→ REQUIRED WORK
Which lines run from the first one up to and including the one with "fill=\c] (sq-\r-\k) at"? Print exactly those.
** BEGIN PROVIDED INFORMATION **
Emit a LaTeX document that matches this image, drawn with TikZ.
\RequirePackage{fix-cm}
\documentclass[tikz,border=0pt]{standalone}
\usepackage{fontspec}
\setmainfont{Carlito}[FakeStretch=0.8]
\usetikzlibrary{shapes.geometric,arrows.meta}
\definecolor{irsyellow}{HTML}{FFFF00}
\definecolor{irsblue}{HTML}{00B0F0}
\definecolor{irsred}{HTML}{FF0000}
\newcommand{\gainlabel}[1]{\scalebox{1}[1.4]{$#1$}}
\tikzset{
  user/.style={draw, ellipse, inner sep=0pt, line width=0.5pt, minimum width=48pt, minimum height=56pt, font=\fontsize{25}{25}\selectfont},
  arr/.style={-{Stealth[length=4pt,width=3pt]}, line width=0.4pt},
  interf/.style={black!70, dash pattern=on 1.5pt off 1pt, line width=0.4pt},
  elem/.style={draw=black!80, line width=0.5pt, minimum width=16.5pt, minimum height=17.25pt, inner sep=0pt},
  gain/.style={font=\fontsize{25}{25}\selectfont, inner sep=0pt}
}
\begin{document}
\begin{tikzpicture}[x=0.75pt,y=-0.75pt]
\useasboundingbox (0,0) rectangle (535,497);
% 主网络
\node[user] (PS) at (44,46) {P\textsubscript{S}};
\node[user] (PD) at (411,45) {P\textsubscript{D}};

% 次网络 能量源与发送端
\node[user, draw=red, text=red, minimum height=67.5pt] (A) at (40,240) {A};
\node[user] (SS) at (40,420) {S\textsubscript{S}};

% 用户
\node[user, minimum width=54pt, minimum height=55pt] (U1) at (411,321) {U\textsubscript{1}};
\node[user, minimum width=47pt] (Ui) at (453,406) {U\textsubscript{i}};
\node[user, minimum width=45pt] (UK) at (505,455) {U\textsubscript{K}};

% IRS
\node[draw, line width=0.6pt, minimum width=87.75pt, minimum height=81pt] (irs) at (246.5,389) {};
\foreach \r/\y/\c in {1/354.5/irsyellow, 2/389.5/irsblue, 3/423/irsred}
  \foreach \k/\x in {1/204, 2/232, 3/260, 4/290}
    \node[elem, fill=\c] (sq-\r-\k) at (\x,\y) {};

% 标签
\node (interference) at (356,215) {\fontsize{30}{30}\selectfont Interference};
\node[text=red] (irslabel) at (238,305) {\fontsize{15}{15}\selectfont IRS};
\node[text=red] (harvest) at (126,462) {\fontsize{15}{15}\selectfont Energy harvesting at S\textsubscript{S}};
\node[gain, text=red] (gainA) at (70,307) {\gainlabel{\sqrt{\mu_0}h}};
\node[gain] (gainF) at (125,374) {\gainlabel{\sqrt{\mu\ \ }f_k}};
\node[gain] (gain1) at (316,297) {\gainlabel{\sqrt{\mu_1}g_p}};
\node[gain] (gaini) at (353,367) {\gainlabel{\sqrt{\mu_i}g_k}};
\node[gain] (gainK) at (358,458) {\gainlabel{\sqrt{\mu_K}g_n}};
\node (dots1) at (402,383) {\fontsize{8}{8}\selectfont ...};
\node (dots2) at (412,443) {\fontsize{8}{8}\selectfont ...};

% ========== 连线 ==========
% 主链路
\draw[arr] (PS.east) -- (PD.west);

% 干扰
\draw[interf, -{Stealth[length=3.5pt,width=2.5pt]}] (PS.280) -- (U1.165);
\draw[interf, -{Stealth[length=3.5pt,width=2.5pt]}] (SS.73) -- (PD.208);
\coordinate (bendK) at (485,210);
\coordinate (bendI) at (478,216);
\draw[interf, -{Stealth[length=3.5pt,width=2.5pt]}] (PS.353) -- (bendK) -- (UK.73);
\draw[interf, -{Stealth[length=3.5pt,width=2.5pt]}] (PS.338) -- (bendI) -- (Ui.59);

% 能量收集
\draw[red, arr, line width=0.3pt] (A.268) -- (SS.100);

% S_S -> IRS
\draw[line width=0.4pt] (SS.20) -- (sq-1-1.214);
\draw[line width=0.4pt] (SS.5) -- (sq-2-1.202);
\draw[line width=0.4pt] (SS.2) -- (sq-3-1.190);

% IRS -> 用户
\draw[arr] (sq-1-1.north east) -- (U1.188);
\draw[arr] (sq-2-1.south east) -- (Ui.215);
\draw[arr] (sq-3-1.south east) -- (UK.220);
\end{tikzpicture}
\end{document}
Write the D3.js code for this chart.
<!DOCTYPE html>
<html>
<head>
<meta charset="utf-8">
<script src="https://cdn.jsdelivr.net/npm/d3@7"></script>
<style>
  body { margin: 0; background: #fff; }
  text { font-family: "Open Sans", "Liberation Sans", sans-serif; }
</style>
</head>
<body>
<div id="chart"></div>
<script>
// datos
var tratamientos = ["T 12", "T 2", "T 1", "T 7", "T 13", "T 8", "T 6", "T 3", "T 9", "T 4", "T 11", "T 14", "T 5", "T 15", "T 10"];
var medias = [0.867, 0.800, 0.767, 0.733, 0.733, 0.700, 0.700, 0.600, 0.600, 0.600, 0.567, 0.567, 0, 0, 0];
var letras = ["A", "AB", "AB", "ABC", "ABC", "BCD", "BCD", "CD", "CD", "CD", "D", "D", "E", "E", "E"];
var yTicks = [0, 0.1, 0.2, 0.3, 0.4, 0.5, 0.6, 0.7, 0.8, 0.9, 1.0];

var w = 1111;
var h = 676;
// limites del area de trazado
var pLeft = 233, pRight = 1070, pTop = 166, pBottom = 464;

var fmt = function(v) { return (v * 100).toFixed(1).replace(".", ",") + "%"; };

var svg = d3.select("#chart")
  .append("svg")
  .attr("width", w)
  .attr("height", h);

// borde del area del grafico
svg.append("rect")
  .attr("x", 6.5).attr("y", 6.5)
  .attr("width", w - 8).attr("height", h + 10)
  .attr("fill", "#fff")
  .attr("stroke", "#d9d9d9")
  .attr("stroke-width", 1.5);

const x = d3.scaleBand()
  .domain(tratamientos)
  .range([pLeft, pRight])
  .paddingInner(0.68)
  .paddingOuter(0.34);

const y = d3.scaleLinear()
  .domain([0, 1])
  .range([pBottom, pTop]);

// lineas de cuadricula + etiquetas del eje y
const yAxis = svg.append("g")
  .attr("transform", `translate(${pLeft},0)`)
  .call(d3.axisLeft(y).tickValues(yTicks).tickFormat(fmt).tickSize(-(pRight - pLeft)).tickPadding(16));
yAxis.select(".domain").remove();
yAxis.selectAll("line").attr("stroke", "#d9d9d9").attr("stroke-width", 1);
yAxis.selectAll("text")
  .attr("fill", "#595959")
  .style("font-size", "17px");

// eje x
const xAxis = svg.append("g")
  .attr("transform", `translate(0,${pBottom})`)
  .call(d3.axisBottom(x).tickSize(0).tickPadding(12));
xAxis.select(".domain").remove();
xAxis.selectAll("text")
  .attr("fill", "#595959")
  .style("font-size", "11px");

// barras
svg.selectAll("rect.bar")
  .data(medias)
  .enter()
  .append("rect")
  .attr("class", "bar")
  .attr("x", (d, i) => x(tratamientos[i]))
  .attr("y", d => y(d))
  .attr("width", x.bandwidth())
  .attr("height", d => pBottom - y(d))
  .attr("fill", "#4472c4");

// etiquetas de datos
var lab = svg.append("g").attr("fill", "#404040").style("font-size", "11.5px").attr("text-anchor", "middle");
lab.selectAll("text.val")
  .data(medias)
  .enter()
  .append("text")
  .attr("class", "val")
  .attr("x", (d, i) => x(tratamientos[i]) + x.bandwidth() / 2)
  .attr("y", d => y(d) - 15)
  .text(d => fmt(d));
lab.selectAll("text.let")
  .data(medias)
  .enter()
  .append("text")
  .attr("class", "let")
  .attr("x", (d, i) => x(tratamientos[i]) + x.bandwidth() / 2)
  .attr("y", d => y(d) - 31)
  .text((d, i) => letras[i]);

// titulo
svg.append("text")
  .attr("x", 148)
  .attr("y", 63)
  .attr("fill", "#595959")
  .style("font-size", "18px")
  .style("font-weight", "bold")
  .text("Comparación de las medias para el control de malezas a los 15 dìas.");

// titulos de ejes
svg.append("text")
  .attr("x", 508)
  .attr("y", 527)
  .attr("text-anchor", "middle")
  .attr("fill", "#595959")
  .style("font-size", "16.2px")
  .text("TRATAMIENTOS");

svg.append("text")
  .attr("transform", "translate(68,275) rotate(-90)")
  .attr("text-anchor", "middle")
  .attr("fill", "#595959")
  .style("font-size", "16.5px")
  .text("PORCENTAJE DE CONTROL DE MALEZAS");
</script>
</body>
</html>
** END PROVIDED INFORMATION **
→ ANSWER FOR THIS EXERCISE
Emit a LaTeX document that matches this image, drawn with TikZ.
\RequirePackage{fix-cm}
\documentclass[tikz,border=0pt]{standalone}
\usepackage{fontspec}
\setmainfont{Carlito}[FakeStretch=0.8]
\usetikzlibrary{shapes.geometric,arrows.meta}
\definecolor{irsyellow}{HTML}{FFFF00}
\definecolor{irsblue}{HTML}{00B0F0}
\definecolor{irsred}{HTML}{FF0000}
\newcommand{\gainlabel}[1]{\scalebox{1}[1.4]{$#1$}}
\tikzset{
  user/.style={draw, ellipse, inner sep=0pt, line width=0.5pt, minimum width=48pt, minimum height=56pt, font=\fontsize{25}{25}\selectfont},
  arr/.style={-{Stealth[length=4pt,width=3pt]}, line width=0.4pt},
  interf/.style={black!70, dash pattern=on 1.5pt off 1pt, line width=0.4pt},
  elem/.style={draw=black!80, line width=0.5pt, minimum width=16.5pt, minimum height=17.25pt, inner sep=0pt},
  gain/.style={font=\fontsize{25}{25}\selectfont, inner sep=0pt}
}
\begin{document}
\begin{tikzpicture}[x=0.75pt,y=-0.75pt]
\useasboundingbox (0,0) rectangle (535,497);
% 主网络
\node[user] (PS) at (44,46) {P\textsubscript{S}};
\node[user] (PD) at (411,45) {P\textsubscript{D}};

% 次网络 能量源与发送端
\node[user, draw=red, text=red, minimum height=67.5pt] (A) at (40,240) {A};
\node[user] (SS) at (40,420) {S\textsubscript{S}};

% 用户
\node[user, minimum width=54pt, minimum height=55pt] (U1) at (411,321) {U\textsubscript{1}};
\node[user, minimum width=47pt] (Ui) at (453,406) {U\textsubscript{i}};
\node[user, minimum width=45pt] (UK) at (505,455) {U\textsubscript{K}};

% IRS
\node[draw, line width=0.6pt, minimum width=87.75pt, minimum height=81pt] (irs) at (246.5,389) {};
\foreach \r/\y/\c in {1/354.5/irsyellow, 2/389.5/irsblue, 3/423/irsred}
  \foreach \k/\x in {1/204, 2/232, 3/260, 4/290}
    \node[elem, fill=\c] (sq-\r-\k) at (\x,\y) {};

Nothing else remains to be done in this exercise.